- Interactive map of Ujoh Bilang
- Ujoh Bilang Location Ujoh Bilang Ujoh Bilang (Indonesia)
- Coordinates: 0°32′58.56″N 115°15′26.89″E﻿ / ﻿0.5496000°N 115.2574694°E
- Country: Indonesia
- Province: East Kalimantan
- Regency: Mahakam Ulu
- District: Long Bagun

Area
- • Total: 336.83 km^{2} (130.05 sq mi)

Population (2024)
- • Total: 5,474
- • Density: 16.25/km^{2} (42.09/sq mi)
- Time zone: UTC+8 (ICT)
- Regional code: 64.11.01.2006

= Ujoh Bilang =

Village in Long Bagun, Mahakam Ulu, East Kalimantan

Ujoh Bilang (/id/) is a village (desa) within the district of Long Bagun, which serves as the seat of Mahakam Ulu Regency, East Kalimantan, Indonesia. As at 2024, it was inhabited by 5,474 people, and covers a land area of 336.83 km^{2}. Ujoh Bilang consists of 15 rukun tetangga (neighbourhoods).

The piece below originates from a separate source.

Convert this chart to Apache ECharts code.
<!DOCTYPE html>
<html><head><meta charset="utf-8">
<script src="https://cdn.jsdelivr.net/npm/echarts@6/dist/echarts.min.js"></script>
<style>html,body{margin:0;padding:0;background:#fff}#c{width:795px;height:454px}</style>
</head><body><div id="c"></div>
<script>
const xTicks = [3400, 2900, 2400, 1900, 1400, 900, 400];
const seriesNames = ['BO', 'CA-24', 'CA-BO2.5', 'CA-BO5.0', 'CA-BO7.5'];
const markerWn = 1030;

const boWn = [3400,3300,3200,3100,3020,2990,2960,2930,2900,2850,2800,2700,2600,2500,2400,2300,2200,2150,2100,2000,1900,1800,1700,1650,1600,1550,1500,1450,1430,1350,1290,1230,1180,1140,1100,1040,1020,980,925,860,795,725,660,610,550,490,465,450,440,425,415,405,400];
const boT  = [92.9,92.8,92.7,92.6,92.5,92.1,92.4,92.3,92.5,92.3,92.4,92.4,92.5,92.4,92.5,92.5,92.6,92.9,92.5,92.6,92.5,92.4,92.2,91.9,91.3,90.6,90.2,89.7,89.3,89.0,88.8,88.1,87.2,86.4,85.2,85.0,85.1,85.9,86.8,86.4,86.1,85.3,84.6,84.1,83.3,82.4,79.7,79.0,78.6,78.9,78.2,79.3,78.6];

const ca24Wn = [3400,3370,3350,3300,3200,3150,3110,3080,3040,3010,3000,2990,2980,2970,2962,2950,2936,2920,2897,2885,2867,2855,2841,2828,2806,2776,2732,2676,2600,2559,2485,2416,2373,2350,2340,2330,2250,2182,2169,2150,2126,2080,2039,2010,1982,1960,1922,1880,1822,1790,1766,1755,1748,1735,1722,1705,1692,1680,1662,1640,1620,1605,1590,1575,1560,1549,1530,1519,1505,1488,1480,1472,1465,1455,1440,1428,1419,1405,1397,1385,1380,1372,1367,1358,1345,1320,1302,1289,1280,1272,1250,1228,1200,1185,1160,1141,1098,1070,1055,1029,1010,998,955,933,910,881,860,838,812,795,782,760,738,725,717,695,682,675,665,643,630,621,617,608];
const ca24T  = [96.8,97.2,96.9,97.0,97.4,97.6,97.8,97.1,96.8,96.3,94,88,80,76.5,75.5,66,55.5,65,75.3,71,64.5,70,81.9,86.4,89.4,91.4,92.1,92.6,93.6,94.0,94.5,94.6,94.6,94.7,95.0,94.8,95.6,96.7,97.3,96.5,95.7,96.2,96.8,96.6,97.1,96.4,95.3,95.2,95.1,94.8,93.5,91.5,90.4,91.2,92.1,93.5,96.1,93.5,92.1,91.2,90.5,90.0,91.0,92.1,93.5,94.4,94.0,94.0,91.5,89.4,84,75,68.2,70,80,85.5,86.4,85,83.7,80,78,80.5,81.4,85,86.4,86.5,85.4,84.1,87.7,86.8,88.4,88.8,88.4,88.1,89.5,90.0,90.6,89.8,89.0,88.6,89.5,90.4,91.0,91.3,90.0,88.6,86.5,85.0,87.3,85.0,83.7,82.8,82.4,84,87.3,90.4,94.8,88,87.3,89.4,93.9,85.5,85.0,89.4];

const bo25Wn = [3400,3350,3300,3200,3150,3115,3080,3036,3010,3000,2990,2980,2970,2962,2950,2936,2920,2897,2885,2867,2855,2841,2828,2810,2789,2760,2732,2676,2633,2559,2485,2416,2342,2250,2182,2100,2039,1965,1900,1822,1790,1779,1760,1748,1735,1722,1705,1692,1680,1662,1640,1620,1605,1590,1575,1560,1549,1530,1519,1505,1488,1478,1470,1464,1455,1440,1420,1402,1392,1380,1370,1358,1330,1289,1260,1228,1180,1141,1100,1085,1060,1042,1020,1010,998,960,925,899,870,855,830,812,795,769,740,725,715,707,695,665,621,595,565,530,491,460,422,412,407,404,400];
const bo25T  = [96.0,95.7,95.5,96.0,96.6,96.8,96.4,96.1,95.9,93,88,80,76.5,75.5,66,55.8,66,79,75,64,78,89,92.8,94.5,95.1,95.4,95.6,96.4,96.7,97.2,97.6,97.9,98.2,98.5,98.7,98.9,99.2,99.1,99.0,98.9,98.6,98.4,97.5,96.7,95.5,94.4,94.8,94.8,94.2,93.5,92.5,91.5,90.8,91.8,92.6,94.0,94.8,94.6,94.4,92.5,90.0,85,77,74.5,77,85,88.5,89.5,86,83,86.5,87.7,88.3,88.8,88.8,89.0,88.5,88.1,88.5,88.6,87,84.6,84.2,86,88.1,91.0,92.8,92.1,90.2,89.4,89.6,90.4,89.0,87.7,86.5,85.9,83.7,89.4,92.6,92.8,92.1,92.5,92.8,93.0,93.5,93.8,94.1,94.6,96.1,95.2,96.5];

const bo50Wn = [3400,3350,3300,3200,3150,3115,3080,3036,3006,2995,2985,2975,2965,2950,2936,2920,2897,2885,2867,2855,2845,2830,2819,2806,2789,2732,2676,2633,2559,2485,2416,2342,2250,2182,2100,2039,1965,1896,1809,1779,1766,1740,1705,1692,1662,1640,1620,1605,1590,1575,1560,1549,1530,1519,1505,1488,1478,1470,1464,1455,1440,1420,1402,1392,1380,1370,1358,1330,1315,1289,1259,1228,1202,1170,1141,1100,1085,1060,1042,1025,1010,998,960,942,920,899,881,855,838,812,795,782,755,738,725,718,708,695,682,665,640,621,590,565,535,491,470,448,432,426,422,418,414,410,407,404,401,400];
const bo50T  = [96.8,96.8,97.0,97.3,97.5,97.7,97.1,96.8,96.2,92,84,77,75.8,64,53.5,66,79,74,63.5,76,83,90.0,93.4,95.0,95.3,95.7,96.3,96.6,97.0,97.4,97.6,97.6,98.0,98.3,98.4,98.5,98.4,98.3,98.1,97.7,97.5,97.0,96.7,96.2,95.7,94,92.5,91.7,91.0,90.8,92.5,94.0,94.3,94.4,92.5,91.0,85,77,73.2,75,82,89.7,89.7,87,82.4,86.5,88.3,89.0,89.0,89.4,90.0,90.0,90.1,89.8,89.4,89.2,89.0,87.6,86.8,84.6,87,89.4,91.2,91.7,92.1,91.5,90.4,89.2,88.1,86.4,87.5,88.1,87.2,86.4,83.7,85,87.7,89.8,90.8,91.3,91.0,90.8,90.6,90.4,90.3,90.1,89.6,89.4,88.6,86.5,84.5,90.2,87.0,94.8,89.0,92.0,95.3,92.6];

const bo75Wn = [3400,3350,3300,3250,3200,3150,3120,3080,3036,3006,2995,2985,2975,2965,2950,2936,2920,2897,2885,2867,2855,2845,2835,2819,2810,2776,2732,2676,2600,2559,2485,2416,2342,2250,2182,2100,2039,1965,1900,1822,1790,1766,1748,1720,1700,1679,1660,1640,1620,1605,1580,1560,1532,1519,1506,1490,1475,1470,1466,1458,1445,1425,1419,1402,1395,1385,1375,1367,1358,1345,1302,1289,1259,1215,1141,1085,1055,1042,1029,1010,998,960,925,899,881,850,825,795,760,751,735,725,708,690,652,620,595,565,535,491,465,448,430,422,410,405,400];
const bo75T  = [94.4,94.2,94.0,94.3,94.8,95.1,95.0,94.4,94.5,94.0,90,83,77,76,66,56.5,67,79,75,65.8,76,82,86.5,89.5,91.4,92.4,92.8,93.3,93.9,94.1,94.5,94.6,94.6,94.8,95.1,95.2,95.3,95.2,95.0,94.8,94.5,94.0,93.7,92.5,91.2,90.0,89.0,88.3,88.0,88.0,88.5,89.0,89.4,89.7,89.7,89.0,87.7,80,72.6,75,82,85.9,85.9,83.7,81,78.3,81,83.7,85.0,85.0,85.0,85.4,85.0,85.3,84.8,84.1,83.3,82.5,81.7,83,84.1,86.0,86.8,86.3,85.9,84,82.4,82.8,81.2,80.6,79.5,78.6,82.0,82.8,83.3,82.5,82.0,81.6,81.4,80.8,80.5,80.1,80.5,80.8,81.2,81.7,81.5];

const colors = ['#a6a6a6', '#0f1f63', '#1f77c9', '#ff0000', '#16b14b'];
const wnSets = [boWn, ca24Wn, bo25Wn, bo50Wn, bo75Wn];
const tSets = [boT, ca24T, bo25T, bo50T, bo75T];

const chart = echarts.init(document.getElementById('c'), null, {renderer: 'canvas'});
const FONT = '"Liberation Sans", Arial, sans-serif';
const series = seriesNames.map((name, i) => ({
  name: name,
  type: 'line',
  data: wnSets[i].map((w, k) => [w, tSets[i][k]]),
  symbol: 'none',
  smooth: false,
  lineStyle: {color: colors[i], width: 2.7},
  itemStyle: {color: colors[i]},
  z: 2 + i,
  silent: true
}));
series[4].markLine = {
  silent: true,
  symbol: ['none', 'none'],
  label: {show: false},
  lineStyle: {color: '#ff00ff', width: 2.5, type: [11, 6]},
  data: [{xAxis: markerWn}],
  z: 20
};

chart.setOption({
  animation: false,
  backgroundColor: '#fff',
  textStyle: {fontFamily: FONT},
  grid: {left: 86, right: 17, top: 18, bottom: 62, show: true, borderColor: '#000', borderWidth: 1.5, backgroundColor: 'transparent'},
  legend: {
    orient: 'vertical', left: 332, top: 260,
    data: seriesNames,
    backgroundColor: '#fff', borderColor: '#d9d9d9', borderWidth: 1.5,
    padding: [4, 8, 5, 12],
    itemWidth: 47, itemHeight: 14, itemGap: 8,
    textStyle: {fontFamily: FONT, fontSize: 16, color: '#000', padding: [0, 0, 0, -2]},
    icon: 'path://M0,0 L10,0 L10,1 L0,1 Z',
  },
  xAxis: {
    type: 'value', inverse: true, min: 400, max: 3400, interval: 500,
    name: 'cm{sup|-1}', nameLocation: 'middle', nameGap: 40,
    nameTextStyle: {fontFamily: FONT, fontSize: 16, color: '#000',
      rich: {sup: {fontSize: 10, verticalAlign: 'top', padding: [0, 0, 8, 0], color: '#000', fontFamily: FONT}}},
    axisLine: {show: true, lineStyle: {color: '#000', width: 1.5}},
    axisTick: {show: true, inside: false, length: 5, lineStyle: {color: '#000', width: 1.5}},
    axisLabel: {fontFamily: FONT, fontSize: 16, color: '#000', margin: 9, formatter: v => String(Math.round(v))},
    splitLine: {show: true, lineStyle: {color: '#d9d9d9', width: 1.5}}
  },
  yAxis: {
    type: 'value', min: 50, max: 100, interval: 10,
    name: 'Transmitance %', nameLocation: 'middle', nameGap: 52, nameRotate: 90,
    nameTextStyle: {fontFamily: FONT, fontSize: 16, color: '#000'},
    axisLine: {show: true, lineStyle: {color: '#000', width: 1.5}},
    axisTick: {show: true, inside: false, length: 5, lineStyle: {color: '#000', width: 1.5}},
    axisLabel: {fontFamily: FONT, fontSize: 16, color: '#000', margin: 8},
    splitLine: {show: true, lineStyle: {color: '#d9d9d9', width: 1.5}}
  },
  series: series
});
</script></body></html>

Ujoh Bilang has been inhabited at least since 1857, and it has seen population influx from multiple ethnic groups, including Long Gelat, Aoheng, Bahau Kayan and Kenyah (all of them are Dayak subgroups). Ujoh Bilang is home to several waterfalls. There are currently plans by the local government to construct an airport for Ujoh Bilang ; its main purpose is to improve local transportation.